Highlight: The negative sign in the acceleration formula indicates that the acceleration is always directed towards the equilibrium position.

Additional formulas:

• Angular frequency: ω = 2πf = 2π/T
• Velocity amplitude: v_max = ω · A
• Acceleration amplitude: a_max = ω² · A

Example: For a simple pendulum, the period T is related to its length L and gravitational acceleration g by the formula: T = 2π√$L/g$

These equations form the foundation for analyzing and predicting the behavior of oscillating systems in various applications of physics and engineering.

Energy and Force in Oscillatory Systems

This page focuses on the energy considerations and force relationships in oscillatory systems, particularly for spring-mass systems.

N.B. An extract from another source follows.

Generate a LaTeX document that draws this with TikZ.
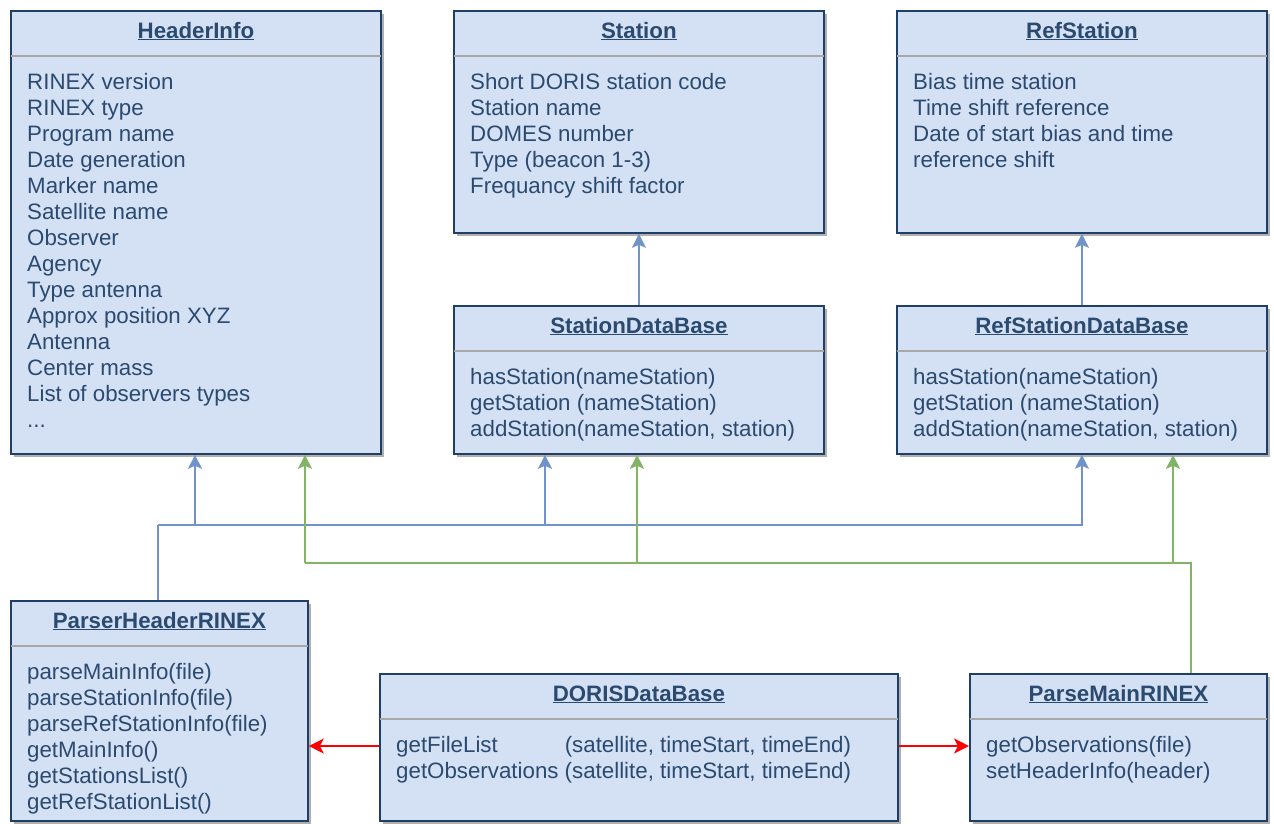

Definition: The restoring force (F) in a spring-mass system is given by Hooke's Law: F = -kx, where k is the spring constant and x is the displacement.

Energy in oscillatory motion:

1. Potential Energy: E_p = (1/2)kx²
2. Kinetic Energy: E_k = (1/2)mv²
3. Total Energy: E = E_p + E_k = (1/2)kA²

Highlight: The total energy in an ideal oscillatory system remains constant, with energy continuously converting between potential and kinetic forms.

Important relationships:

• Angular frequency and spring constant: ω² = k/m
• Period and spring constant: T = 2π√$m/k$

Example: In a spring-mass system, if the mass is doubled, the period increases by a factor of √2.

Energy distribution in harmonic motion:

• At maximum displacement: All energy is potential
• At equilibrium position: All energy is kinetic
• At intermediate positions: Energy is part potential and part kinetic

Vocabulary: The natural frequency of an oscillating system is the frequency at which it tends to oscillate in the absence of driving or damping forces.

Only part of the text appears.